The goal now, European officials say, is to try to contain the crisis to keep it from spreading beyond Greece's rocky shores by creating a so-called "firewall" around the country. In Berlin, officials said talks were underway about the possibility of offering loan guarantees to Greece and other heavily indebted eurozone countries, such as Spain and Portugal. Other governments have mentioned the possibility of buying Greek bonds from the primary or secondary markets. Finance ministers from the 16 eurozone countries held an emergency videoconference to discuss how to deal with the situation Wednesday, and the issue was expected to be at the top of the agenda when European Union leaders meet in Brussels on Thursday. Investors are watching closely for any sign of agreement — the euro rose against the dollar Wednesday as it appeared that a bailout might be imminent, then fell following signs from Germany that a plan may not emerge this week.

If a bailout is agreed upon, it would be the first time in the 11-year history of the eurozone this has happened — and there's no rulebook for how it should be done. There's been little agreement so far on the details of a possible rescue plan or even who should take the lead. Some investors think any bailout should be the responsibility of the International Monetary Fund, not other E.U. countries. "A large-scale bailout would make taxpayers across Europe liable, either directly or indirectly, for the mistakes of a government over which they have no democratic control.
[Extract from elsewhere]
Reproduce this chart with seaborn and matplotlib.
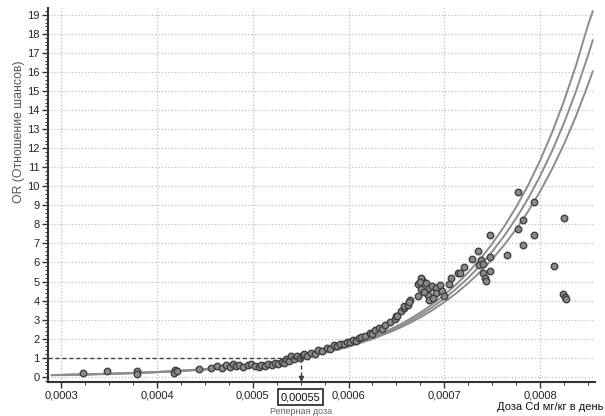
import numpy as np
import pandas as pd
import matplotlib
matplotlib.use("Agg")
import matplotlib.pyplot as plt
import matplotlib.transforms as mtransforms
from matplotlib.ticker import FuncFormatter, MultipleLocator
import seaborn as sns

# ---- data ----
scatter_x = [0.000323, 0.000348, 0.000379, 0.000379, 0.000419, 0.000418, 0.000421,
             0.000444, 0.000456, 0.000463, 0.000468, 0.000472, 0.000476, 0.000479,
             0.000482, 0.000486, 0.000490, 0.000495, 0.000498, 0.000502, 0.000506,
             0.000509, 0.000513, 0.000516, 0.000520, 0.000523, 0.000526, 0.000530,
             0.000533, 0.000535, 0.000538, 0.000540, 0.000543, 0.000546, 0.000549,
             0.000552, 0.000554, 0.000557, 0.000561, 0.000565, 0.000568, 0.000572,
             0.000577, 0.000581, 0.000585, 0.000588, 0.000591, 0.000595, 0.000598,
             0.000602, 0.000605, 0.000608, 0.000611, 0.000613, 0.000617, 0.000622,
             0.000625, 0.000628, 0.000632, 0.000635, 0.000638, 0.000643, 0.000648,
             0.000650, 0.000651, 0.000655, 0.000658, 0.000658, 0.000662, 0.000664,
             0.000663,
             0.000672, 0.000673, 0.000676, 0.000677, 0.000676, 0.000675, 0.000681,
             0.000683, 0.000684, 0.000684, 0.000687, 0.000691, 0.000691, 0.000695,
             0.000698, 0.000700, 0.000679, 0.000688,
             0.000705, 0.000707, 0.000714, 0.000716, 0.000721, 0.000729, 0.000735,
             0.000738, 0.000736, 0.000740, 0.000740, 0.000742, 0.000743, 0.000748,
             0.000748, 0.000748, 0.000765, 0.000777, 0.000777, 0.000782, 0.000782,
             0.000794, 0.000794, 0.000814, 0.000825, 0.000824, 0.000826, 0.000827]
scatter_y = [0.20, 0.30, 0.30, 0.12, 0.37, 0.20, 0.28,
             0.40, 0.47, 0.55, 0.45, 0.60, 0.50, 0.65,
             0.55, 0.62, 0.50, 0.60, 0.68, 0.58, 0.52,
             0.63, 0.55, 0.68, 0.62, 0.72, 0.65, 0.80,
             0.72, 0.92, 0.85, 1.07, 0.95, 1.10, 0.98,
             1.15, 1.19, 1.10, 1.27, 1.22, 1.38, 1.35,
             1.50, 1.45, 1.68, 1.60, 1.73, 1.70, 1.85,
             1.80, 1.94, 1.90, 2.06, 2.10, 2.15, 2.30,
             2.25, 2.47, 2.55, 2.50, 2.73, 2.90, 3.03,
             3.17, 3.20, 3.43, 3.60, 3.70, 3.78, 4.04,
             3.95,
             4.22, 4.86, 4.60, 5.09, 5.17, 4.95, 4.91,
             4.30, 4.65, 4.04, 4.75, 4.65, 4.39, 4.83,
             4.48, 4.22, 4.45, 4.15,
             4.86, 5.17, 5.44, 5.45, 5.75, 6.17, 6.60,
             6.14, 5.85, 5.90, 5.44, 5.17, 5.04, 5.54,
             6.28, 7.45, 6.40, 9.70, 7.75, 8.24, 6.90,
             9.20, 7.43, 5.83, 8.36, 4.36, 4.20, 4.10]

curve_x = [0.00029, 0.000300, 0.000325, 0.000350, 0.000375, 0.000400, 0.000425,
           0.000450, 0.000475, 0.000500, 0.000525, 0.000550, 0.000575, 0.000600,
           0.000625, 0.000650, 0.0006625, 0.000675, 0.0006875, 0.000700, 0.0007125,
           0.000725, 0.0007375, 0.000750, 0.0007625, 0.000775, 0.0007875,
           0.000800, 0.0008125, 0.000825, 0.0008375, 0.000850, 0.000855]
curve_low = [0.094, 0.103, 0.129, 0.162, 0.203, 0.255, 0.321, 0.403, 0.505, 0.634,
             0.797, 1.0, 1.256, 1.576, 1.979, 2.485, 2.784, 3.120, 3.496, 3.917,
             4.389, 4.918, 5.511, 6.174, 6.918, 7.752, 8.686, 9.733, 10.91,
             12.22, 13.69, 15.34, 16.05]
curve_mid = [0.086, 0.095, 0.120, 0.152, 0.192, 0.244, 0.308, 0.390, 0.493, 0.624,
             0.790, 1.0, 1.266, 1.602, 2.027, 2.565, 2.886, 3.246, 3.652, 4.108,
             4.621, 5.198, 5.848, 6.578, 7.400, 8.325, 9.365, 10.54, 11.86,
             13.33, 15.00, 16.87, 17.68]
curve_high = [0.080, 0.088, 0.112, 0.143, 0.183, 0.233, 0.297, 0.378, 0.482, 0.615,
              0.784, 1.0, 1.275, 1.626, 2.073, 2.644, 2.986, 3.371, 3.806, 4.298,
              4.853, 5.481, 6.189, 6.988, 7.891, 8.911, 10.06, 11.36, 12.83,
              14.49, 16.36, 18.47, 19.20]

ref_dose = 0.00055
ref_or = 1.0
x_ticks = [0.0003, 0.0004, 0.0005, 0.0006, 0.0007, 0.0008]
y_ticks = list(range(0, 20))

# ---- plotting ----
sns.set_style("white")
plt.rcParams['font.family'] = ['Liberation Sans', 'DejaVu Sans']

fig = plt.figure(figsize=(6.05, 4.16), dpi=100)
ax = fig.add_axes([0.079, 0.082, 0.904, 0.899])

xmin, xmax = 0.000286, 0.000857
ymin, ymax = -0.27, 19.37

curves = pd.DataFrame({
    "x": curve_x * 3,
    "y": curve_low + curve_mid + curve_high,
    "c": ["low"] * len(curve_x) + ["mid"] * len(curve_x) + ["high"] * len(curve_x),
})
sns.lineplot(data=curves, x="x", y="y", hue="c", estimator=None, sort=False,
             palette={"low": "#8c8c8c", "mid": "#8c8c8c", "high": "#8c8c8c"},
             linewidth=1.4, legend=False, ax=ax, zorder=3)

pts = pd.DataFrame({"x": scatter_x, "y": scatter_y})
sns.scatterplot(data=pts, x="x", y="y", marker="8", s=24, color="#8a8a8a",
                edgecolor="#3f3f3f", linewidth=1.0, ax=ax, zorder=4)

# reference dose lines
ax.plot([xmin, ref_dose], [ref_or, ref_or], ls=(0, (3, 2)), color="#404040", lw=1.0, zorder=5)
ax.plot([ref_dose, ref_dose], [ref_or, ymin], ls=(0, (3, 2)), color="#404040", lw=1.0, zorder=5)
ax.plot([ref_dose], [ymin + 0.2], marker="v", color="#404040", markersize=3, zorder=5)

ax.set_xlim(xmin, xmax)
ax.set_ylim(ymin, ymax)
ax.set_xticks(x_ticks)
ax.set_yticks(y_ticks)
ax.xaxis.set_minor_locator(MultipleLocator(0.000025))
ax.yaxis.set_minor_locator(MultipleLocator(0.2))
ax.xaxis.set_major_formatter(FuncFormatter(lambda v, p: f"{v:.4f}".replace(".", ",")))
ax.yaxis.set_major_formatter(FuncFormatter(lambda v, p: f"{int(round(v))}"))

ax.grid(True, which="major", linestyle=(0, (1, 2)), color="#b5b5b5", lw=0.8)
ax.set_axisbelow(True)
for s in ["top", "right"]:
    ax.spines[s].set_visible(False)
for s in ["left", "bottom"]:
    ax.spines[s].set_color("#333333")
    ax.spines[s].set_linewidth(1.5)
ax.tick_params(axis="both", which="major", direction="out", length=4, width=1,
               color="#333333", labelsize=8, labelcolor="#222222", pad=2)
ax.tick_params(axis="both", which="minor", direction="out", length=2, width=0.7,
               color="#333333")
ax.tick_params(axis="both", left=True, bottom=True)
ax.tick_params(axis="both", which="minor", left=True, bottom=True)
ax.set_xlabel("")
ax.set_ylabel("")

trans = mtransforms.blended_transform_factory(ax.transData, fig.transFigure)
ax.text(ref_dose, 1 - 397 / 416, "0,00055", transform=trans, ha="center", va="center",
        fontsize=8, color="#111111", zorder=10, clip_on=False,
        bbox=dict(boxstyle="square,pad=0.25", facecolor="white", edgecolor="#222222", lw=1.2))
ax.text(ref_dose, 1 - 411 / 416, "Реперная доза", transform=trans, ha="center", va="center",
        fontsize=6.5, color="#666666", clip_on=False)

fig.text(497 / 605, 1 - 407 / 416, "Доза Cd мг/кг в день", ha="left", va="center",
         fontsize=8, color="#111111")
fig.text(19 / 605, 1 - 132 / 416, "OR (Отношение шансов)", ha="center", va="center",
         rotation=90, fontsize=8.8, color="#555555")

fig.savefig("out.png", dpi=100, facecolor="white")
Such a policy simply isn't reasonable and lacks public support," says Pieter Cleppe, head of the Brussels office of Open Europe, a think tank that opposes greater centralization of power in the E.U. Indeed, the IMF has already given millions in bailout money to E.U. countries like Hungary and Latvia, neither of which uses the euro, but eurozone countries fear that such a move would hurt the reputation of their union on the global stage.

Back in Greece, the economic news is being followed with obsessive intensity. Widows in black are chattering about "the spread" — the premium investors demand to buy Greek debt — while the country's unions are mustering their strength, hoping to show the government they will not accept pay and benefit cuts quietly. Thousands of public sector workers and their supporters took to the drizzly streets of Athens on Wednesday to protest the government's proposed austerity measures, which include a 10% cut on bonuses, which make up a large percentage of many state employees' total wages, and increases in the retirement age for women. A strike organized by Greece's largest public workers' union, ADEDY, also caused schools and government offices to shut and planes to be grounded. "They cannot shift the cost of their mistakes to the working people," said Ilias Vrettakos, vice president of ADEDY. "We will not compromise."
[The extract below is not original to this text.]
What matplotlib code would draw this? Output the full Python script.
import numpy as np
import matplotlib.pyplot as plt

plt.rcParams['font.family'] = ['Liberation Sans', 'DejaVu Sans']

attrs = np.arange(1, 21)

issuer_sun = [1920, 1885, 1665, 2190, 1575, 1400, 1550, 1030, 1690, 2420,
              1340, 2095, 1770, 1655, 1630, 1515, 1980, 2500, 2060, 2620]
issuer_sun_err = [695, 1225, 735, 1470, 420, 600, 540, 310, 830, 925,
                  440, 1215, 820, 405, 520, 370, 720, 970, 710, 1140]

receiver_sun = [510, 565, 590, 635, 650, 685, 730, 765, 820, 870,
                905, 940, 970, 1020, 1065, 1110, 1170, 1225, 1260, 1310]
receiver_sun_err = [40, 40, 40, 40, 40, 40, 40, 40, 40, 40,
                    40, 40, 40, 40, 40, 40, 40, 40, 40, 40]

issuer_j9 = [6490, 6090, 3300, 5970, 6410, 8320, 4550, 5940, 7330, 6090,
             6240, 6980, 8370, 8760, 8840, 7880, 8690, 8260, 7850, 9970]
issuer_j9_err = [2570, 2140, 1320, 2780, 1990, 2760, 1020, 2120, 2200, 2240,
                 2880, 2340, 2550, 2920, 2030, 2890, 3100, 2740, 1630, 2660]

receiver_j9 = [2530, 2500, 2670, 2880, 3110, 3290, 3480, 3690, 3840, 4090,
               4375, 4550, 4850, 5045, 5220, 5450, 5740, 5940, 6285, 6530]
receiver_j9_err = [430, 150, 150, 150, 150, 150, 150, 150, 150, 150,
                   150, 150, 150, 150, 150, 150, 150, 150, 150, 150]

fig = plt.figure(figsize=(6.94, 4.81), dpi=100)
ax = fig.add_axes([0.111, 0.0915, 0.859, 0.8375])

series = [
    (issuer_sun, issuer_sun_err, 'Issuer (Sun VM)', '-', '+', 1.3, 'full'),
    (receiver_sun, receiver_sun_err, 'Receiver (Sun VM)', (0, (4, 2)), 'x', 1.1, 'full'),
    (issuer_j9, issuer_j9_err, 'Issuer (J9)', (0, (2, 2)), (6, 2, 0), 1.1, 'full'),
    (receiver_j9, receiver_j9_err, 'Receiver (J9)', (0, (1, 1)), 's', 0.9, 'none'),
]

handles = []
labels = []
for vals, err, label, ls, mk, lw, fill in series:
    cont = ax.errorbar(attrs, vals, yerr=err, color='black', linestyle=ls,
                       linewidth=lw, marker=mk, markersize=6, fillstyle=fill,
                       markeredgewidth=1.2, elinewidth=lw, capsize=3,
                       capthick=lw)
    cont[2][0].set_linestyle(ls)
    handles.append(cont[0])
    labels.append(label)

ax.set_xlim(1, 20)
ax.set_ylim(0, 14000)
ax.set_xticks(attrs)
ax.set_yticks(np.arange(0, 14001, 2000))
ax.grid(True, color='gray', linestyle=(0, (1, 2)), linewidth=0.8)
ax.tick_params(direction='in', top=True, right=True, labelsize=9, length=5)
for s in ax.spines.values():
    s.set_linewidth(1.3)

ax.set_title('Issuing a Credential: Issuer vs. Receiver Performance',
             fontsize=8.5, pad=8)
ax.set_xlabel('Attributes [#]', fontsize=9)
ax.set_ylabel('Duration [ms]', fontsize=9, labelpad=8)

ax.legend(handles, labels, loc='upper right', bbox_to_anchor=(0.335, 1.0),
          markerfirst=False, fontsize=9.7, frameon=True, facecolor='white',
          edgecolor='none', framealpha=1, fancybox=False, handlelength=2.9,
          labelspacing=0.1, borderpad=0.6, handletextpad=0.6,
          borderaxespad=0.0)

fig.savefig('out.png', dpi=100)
Although polls show that Greek Prime Minister George Papandreou still has broad support for his economic plans, with about 65% of Greeks agreeing that painful measures are necessary to slash the deficit, many of the street protesters said they did not believe the government claims that it had run out of money. Others argued that it was the rich who should pay. "It's a crisis caused by the capitalist system," said Sissy Vovou, a 60-year-old pensioner. "Those who should pay are the capitalists, not the working classes."

Papandreou's government is walking a difficult line. It's been trying to convince its European partners — as well as the global markets — that it is taking serious steps to cut state spending and tackle its deficit without causing civil unrest at home. But the choice may soon be out of Greece's hands, and Papandreou must know that any outside assistance is likely to come with strings attached.